There are always qualifiers needed for any declaration.

If your clearances and sizing are not in extreme then annealing is often only needed for initial preps.
Then you can suggest that needed, or not, frequent annealing can't hurt.
Well, where did you get that notion?
Yes it can hurt, especially if not done correctly and consistently. Your load might hate it.

In contrast, there are situations where annealing can be expected to cure what ales you.
Either way, it should all be part of your plan, which should center on understanding, and not a number of YouTube likes..
 
Did this write up on Salt Bath annealing when I first attempted it.


YMMV, but I still do it, as it's easy/cheap enough in the scheme of things, and makes me feel like I'm dotting all the t's and crossing all the i's...
 
When Erik pushed the question Brian would not say that it doesn't help, just that they're testing did not indicate that.
I really like the statistics that Brian does in his books to support his statements. He does a good job at laying out the pertinent factors before giving the details. Part of me wishes he gave more factor information, but I can see him culling down to just the ones that he thinks are relevant to the test. That doesn't mean he can give positive answers on causation - most times it's just "you could probably try and stop doing this" and if your results don't change then it was arguably unnecessary. Process of elimination to reduce reloading task list.

He has given a hard "no" before - there is no such thing as regression in group size at increased distances, he'll actually pay you money if you can prove groups shrinking at longer ranges using a shoot through target.
 
He has given a hard "no" before - there is no such thing as regression in group size at increased distances, he'll actually pay you money if you can prove groups shrinking at longer ranges using a shoot through target.
Flawed testing from the git go. Anyone should know that bullets on an opening path have no means to steer back to a target.
And that right up front, a shoot through test could never identify the phenomenon.
So if he WANTED to find what was happening, he needed to approach it with that intent.
I think he should have explored other possibilities.

I'm someone who shoots so-so at 100, terrible at 200, better than either (in moa) at 300.
There is no way I can prove that (to someone else) or why.
I think it has something to do with my glasses/condition/prescription, and/or perhaps a less optimum method of parallax adjustment.
 
A lot of these things are a combined effect.
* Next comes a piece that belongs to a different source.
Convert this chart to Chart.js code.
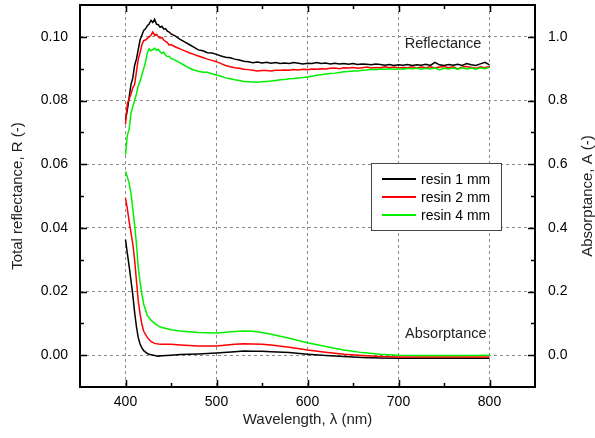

Just annealing does not improve SD/ES. I'll bet if he took 1-6x fired brass and mixed them together, then shot 1/2 annealed and half with no annealing it would show. Then try that through one fl die setting. I'll bet that could tell a story.

i agree taking 50 twice fired brass and annealing 1/2, likely doesn't show on the target.

then take a load. Shoot it 500 times through the same 100 brass. Do the first 50 and last 50 show the same group size? If I anneal every cycle, how close are they.

i guess my point is it is all in the test setup and if annealing is really targeted per say.